Don’t get the retirement age wrong in personal injury claims


This article originally appeared on The Lawyer’s Daily website published by LexisNexis Canada Inc.

The selection of a retirement age is generally a key assumption in the quantification of personal injury claims. When an employee participates in a defined benefit pension plan, it is often assumed that the most appropriate retirement age is when the employee is eligible for an unreduced pension. An unreduced pension is often described as a full pension, thereby suggesting that a rational employee will choose to retire when they have maximized their pension. However, an “unreduced pension” and a ‘full pension’ are not one and the same.

In a defined benefit pension plan, an employee’s retirement benefit is based on a pre-determined pension formula. For instance, the pension formula may be based on average earnings and years of pensionable service. If an employee retires prior to their normal retirement age, which is defined in the pension plan, their pension may be reduced because they will receive pension payments over a longer period.

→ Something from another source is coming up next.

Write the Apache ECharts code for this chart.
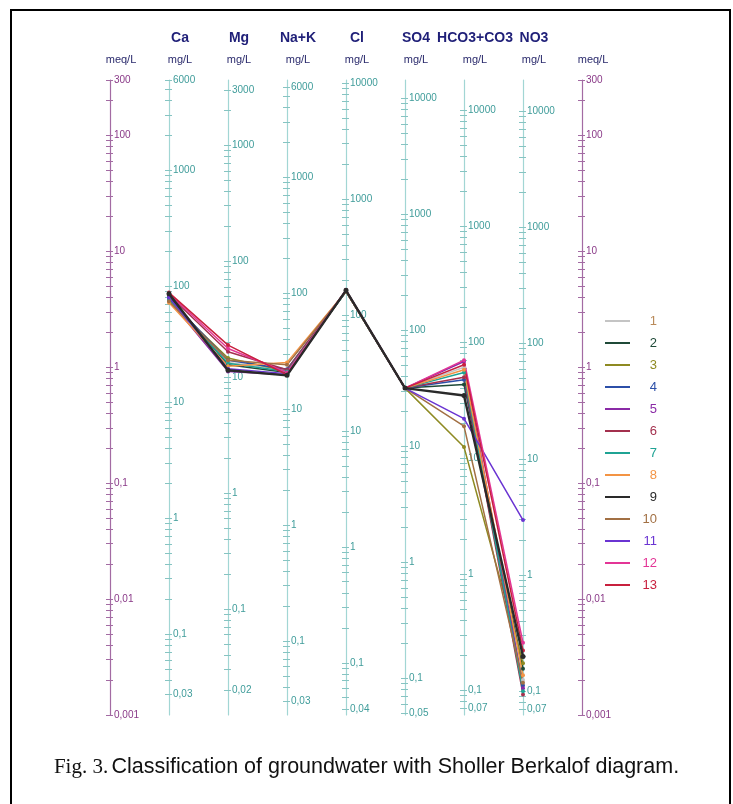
<!DOCTYPE html>
<html>
<head>
<meta charset="utf-8">
<script src="https://cdn.jsdelivr.net/npm/echarts@6/dist/echarts.min.js"></script>
<style>
  html, body { margin: 0; padding: 0; background: #fff; }
  #chart { width: 733px; height: 804px; }
</style>
</head>
<body>
<div id="chart"></div>
<script>
// Ions plotted on the Schoeller diagram, left to right
const ions = ['Ca', 'Mg', 'Na+K', 'Cl', 'SO4', 'HCO3+CO3', 'NO3'];
// Equivalent weights (mg per meq) used to scale each mg/L axis
const eqWeights = [20.04, 12.15, 23.0, 35.45, 48.03, 61.02, 62.0];

// Tick labels on each mg/L axis
const caLabels = [6000, 1000, 100, 10, 1, 0.1, 0.03];
const mgLabels = [3000, 1000, 100, 10, 1, 0.1, 0.02];
const naLabels = [6000, 1000, 100, 10, 1, 0.1, 0.03];
const clLabels = [10000, 1000, 100, 10, 1, 0.1, 0.04];
const so4Labels = [10000, 1000, 100, 10, 1, 0.1, 0.05];
const hco3Labels = [10000, 1000, 100, 10, 1, 0.1, 0.07];
const no3Labels = [10000, 1000, 100, 10, 1, 0.1, 0.07];
const meqLabels = [300, 100, 10, 1, 0.1, 0.01, 0.001];
const meqMin = 0.001;
const meqMax = 300;

// Sample concentrations in meq/L: Ca, Mg, Na+K, Cl, SO4, HCO3+CO3, NO3
const s1 = [3.9, 1.10, 0.95, 4.6, 0.66, 1.00, 0.0020];
const s2 = [4.1, 1.05, 0.90, 4.5, 0.66, 0.71, 0.0025];
const s3 = [3.7, 1.20, 0.92, 4.5, 0.66, 0.205, 0.0028];
const s4 = [3.9, 1.15, 0.96, 4.5, 0.66, 0.78, 0.0018];
const s5 = [3.8, 0.92, 0.86, 4.6, 0.66, 1.12, 0.0017];
const s6 = [4.2, 1.36, 0.95, 4.6, 0.66, 0.82, 0.0015];
const s7 = [3.8, 1.08, 0.92, 4.5, 0.66, 0.90, 0.0016];
const s8 = [3.6, 1.02, 1.10, 4.5, 0.66, 0.95, 0.0022];
const s9 = [4.3, 0.94, 0.85, 4.6, 0.66, 0.57, 0.0032];
const s10 = [3.7, 1.15, 1.05, 4.5, 0.66, 0.31, 0.0019];
const s11 = [4.0, 0.97, 0.88, 4.6, 0.66, 0.36, 0.048];
const s12 = [4.3, 1.45, 0.90, 4.6, 0.66, 1.15, 0.0042];
const s13 = [4.4, 1.55, 0.86, 4.6, 0.66, 1.05, 0.0036];

const sampleNames = ['1', '2', '3', '4', '5', '6', '7', '8', '9', '10', '11', '12', '13'];
const sampleValues = [s1, s2, s3, s4, s5, s6, s7, s8, s9, s10, s11, s12, s13];
const lineColors = ['#c4c4c4', '#1f4a38', '#8e8a22', '#2c4fa8', '#8a2aa6', '#a3304e', '#1fa394',
                    '#f39444', '#2a2a2a', '#a27044', '#6a34d2', '#e33596', '#c8203e'];
const legendTextColors = ['#b98a5a', '#1f4a38', '#8e8a22', '#2c4fa8', '#8a2aa6', '#a3304e', '#1fa394',
                          '#f39444', '#2a2a2a', '#a27044', '#6a34d2', '#e33596', '#c8203e'];

const ionLabelSets = [caLabels, mgLabels, naLabels, clLabels, so4Labels, hco3Labels, no3Labels];
const headerTexts = [' ', ...ions, ' '];
const unitTexts = ['meq/L', 'mg/L', 'mg/L', 'mg/L', 'mg/L', 'mg/L', 'mg/L', 'mg/L', 'meq/L'];

const GRID_LEFT = 110, GRID_RIGHT = 151, GRID_TOP = 80, GRID_BOTTOM = 89;
const PLOT_W = 733 - GRID_LEFT - GRID_RIGHT;
const N_AXES = 9;

// 1..9 x 10^k tick marks inside [lo, hi]
function logTicks(lo, hi) {
  const out = [];
  for (let k = -4; k <= 5; k++) {
    for (let m = 1; m <= 9; m++) {
      const v = Number((m * Math.pow(10, k)).toPrecision(6));
      if (v >= lo * 0.9999 && v <= hi * 1.0001) out.push(v);
    }
  }
  return out;
}
const fmt = v => String(v).replace('.', ',');

const PURPLE_LINE = '#a36ba3', PURPLE_TEXT = '#8a3a88';
const TEAL_LINE = '#a2d6d4', TEAL_TICK = '#86c4c2', TEAL_TEXT = '#3f9c9a';

const yAxes = [];
function addAxis(k, lo, hi, labels, lineColor, tickColor, textColor) {
  const offset = Math.round(PLOT_W * k / (N_AXES - 1)) - PLOT_W;
  const ticks = logTicks(lo, hi);
  // axis line, right-hand ticks and labels
  yAxes.push({
    type: 'log', logBase: 10, min: lo, max: hi, position: 'right', offset: offset,
    axisLine: { show: true, lineStyle: { color: lineColor, width: 1.2 } },
    axisTick: { show: true, length: 3, customValues: ticks, lineStyle: { color: tickColor, width: 1 } },
    axisLabel: { show: true, customValues: labels, margin: 4, formatter: fmt,
                 color: textColor, fontSize: 10, fontFamily: 'Liberation Sans, Arial, sans-serif' },
    splitLine: { show: false }, minorTick: { show: false }
  });
  // left-hand half of the crossing ticks
  yAxes.push({
    type: 'log', logBase: 10, min: lo, max: hi, position: 'right', offset: offset,
    axisLine: { show: false },
    axisTick: { show: true, inside: true, length: 4, customValues: ticks, lineStyle: { color: tickColor, width: 1 } },
    axisLabel: { show: false },
    splitLine: { show: false }, minorTick: { show: false }
  });
}
addAxis(0, meqMin, meqMax, meqLabels, PURPLE_LINE, PURPLE_LINE, PURPLE_TEXT);
for (let i = 0; i < ions.length; i++) {
  addAxis(i + 1, meqMin * eqWeights[i], meqMax * eqWeights[i], ionLabelSets[i], TEAL_LINE, TEAL_TICK, TEAL_TEXT);
}
addAxis(8, meqMin, meqMax, meqLabels, PURPLE_LINE, PURPLE_LINE, PURPLE_TEXT);

const series = sampleValues.map((vals, s) => ({
  name: sampleNames[s],
  type: 'line',
  xAxisIndex: 0,
  yAxisIndex: 0,
  data: vals.map((v, i) => [i + 1, v]),
  symbol: 'circle',
  symbolSize: s === 8 ? 5 : 4,
  lineStyle: { color: lineColors[s], width: s === 8 ? 2.4 : 1.5 },
  itemStyle: { color: lineColors[s] },
  emphasis: { disabled: true },
  z: s === 8 ? 4 : 3
}));

const chart = echarts.init(document.getElementById('chart'), null, { renderer: 'canvas' });
chart.setOption({
  animation: false,
  backgroundColor: '#ffffff',
  grid: { left: GRID_LEFT, right: GRID_RIGHT, top: GRID_TOP, bottom: GRID_BOTTOM },
  xAxis: [{
    type: 'category', position: 'top', boundaryGap: false,
    data: headerTexts,
    axisLine: { show: false }, axisTick: { show: false }, splitLine: { show: false },
    axisLabel: {
      interval: 0, margin: 9, hideOverlap: false,
      padding: [0, 0, 0, 22],
      formatter: (value, index) => '{h|' + headerTexts[index] + '}\n{u|' + unitTexts[index] + '}',
      rich: {
        h: { fontSize: 14, fontWeight: 'bold', color: '#1f1f78', lineHeight: 22,
             fontFamily: 'Liberation Sans, Arial, sans-serif' },
        u: { fontSize: 11, color: '#2a2a6c', lineHeight: 22,
             fontFamily: 'Liberation Sans, Arial, sans-serif' }
      }
    }
  }],
  yAxis: yAxes,
  legend: {
    orient: 'vertical', left: 600, top: 309,
    icon: 'rect', itemWidth: 25, itemHeight: 2, itemGap: 8,
    data: sampleNames.map((n, i) => ({ name: n, textStyle: { color: legendTextColors[i] } })),
    formatter: n => '{n|' + n + '}',
    textStyle: {
      fontSize: 13, lineHeight: 14, fontFamily: 'Liberation Sans, Arial, sans-serif',
      rich: { n: { width: 22, align: 'right', fontSize: 13, lineHeight: 14 } }
    },
    selectedMode: false
  },
  series: series,
  graphic: [
    {
      type: 'polyline', silent: true,
      shape: { points: [[11, 804], [11, 10], [730, 10], [730, 804]] },
      style: { stroke: '#000', lineWidth: 2, fill: null }
    },
    {
      type: 'text', left: 'center', top: 756, silent: true,
      style: {
        text: '{f|Fig. 3.} {t|Classification of groundwater with Sholler Berkalof diagram.}',
        rich: {
          f: { fontFamily: 'Liberation Serif, Times New Roman, serif', fontSize: 21, fill: '#111' },
          t: { fontFamily: 'Liberation Sans Narrow, Arial Narrow, Liberation Sans, sans-serif', fontSize: 21.5, fill: '#111' }
        }
      }
    }
  ]
});
</script>
</body>
</html>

The pension plan may also allow an employee to retire prior to their normal retirement age with no reduction to their accrued pension should they meet certain criteria. That is, they will be eligible for an unreduced pension.

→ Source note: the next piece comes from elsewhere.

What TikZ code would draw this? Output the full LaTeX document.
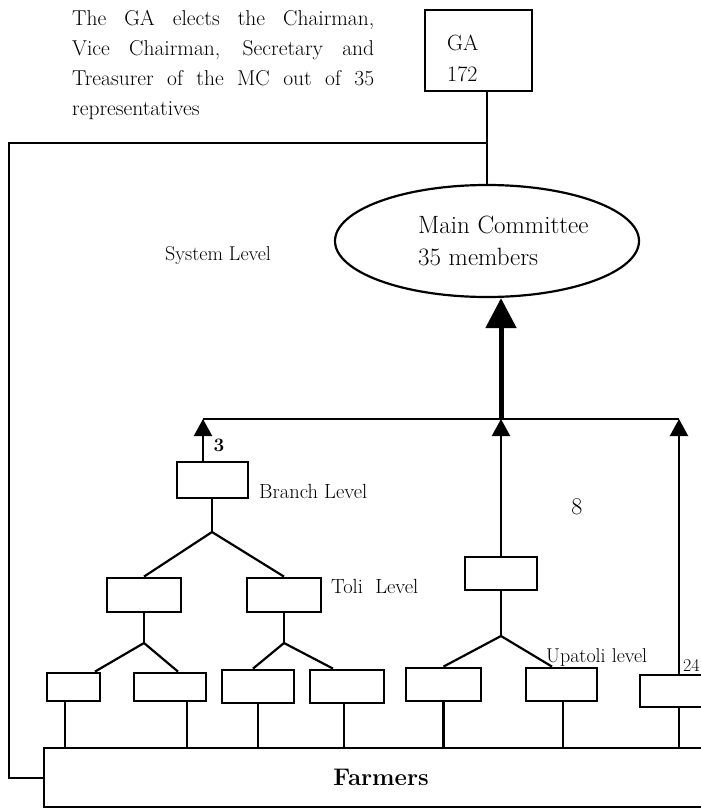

Under the Ontario Teachers’ Pension Plan (OTPP), a teacher can retire with an unreduced pension once they achieve an 85 factor, or when their age plus years of service total at least 85. For example, if a teacher starts to participate in the pension plan at age 29, they could be eligible for an unreduced pension as early as age 57 (85 factor = 57 years of age + 28 years of service). The question is, will this teacher choose to retire at age 57 because they have achieved a “full pension?” They may very well choose to retire, but it will not be due to having achieved a full pension.

The term ‘full pension’ should generally be reserved for a defined benefit pension plan that provides for a maximum pension, often by placing a cap on the number of years of pensionable service that one can accrue.

Under the Ontario Municipal Employees’ Retirement System (OMERS), a maximum of 35 years of pensionable service can be accrued. For example, a City of Toronto police officer who starts to participate in the OMERS plan at age 25 will achieve a full pension at age 60, after 35 years of pensionable service.

However, under the OMERS plan applicable to police officers, an unreduced pension would be achieved after reaching an 85 factor or after reaching 30 years of service, whichever comes first. Thus, this police officer could start collecting an unreduced pension as early as age 55 (85 factor = 55 years of age + 30 years of service), but they would have had to continue to work until age 60 to reach a full pension.

Under OTPP, there are no maximum years of pensionable service, meaning that a teacher can continue to increase their lifetime annual pension the longer they teach. In other words, a teacher will theoretically never reach a full pension. Does this mean our teachers will teach until they turn 70? Not necessarily. Many public sector defined benefit pension plans have incentives for long-term employees to retire earlier through additional pension payments, known as bridge benefits, that are payable until age 65.

It is difficult to predict one’s retirement age, in particular for a young, injured plaintiff whose retirement is several decades into the future. For those closer to retirement, it is best to see if any specific retirement plans were set prior to being injured. Personal circumstances other than when one achieves an unreduced or full pension should also be considered.

From a financial perspective, an employee may decide to continue working in order to increase their retirement savings and pension benefits should they feel that the gap between their full-time earnings and their accrued pension is sufficiently large. From a job satisfaction perspective, an employee may love their job and choose to delay their retirement for that reason alone.

Alternatively, one may choose to retire early and pursue new employment elsewhere while in receipt of a pension, however this may or may not be allowed if their new employer participates in the same pension plan. For instance, a police officer may decide to retire at age 55, but then pursue employment as a security officer in the private sector while collecting a pension.

Ultimately, when one retires is a personal choice. However, it is important to be aware that the age when one achieves an unreduced pension should not be interpreted as a definite or definitive retirement age.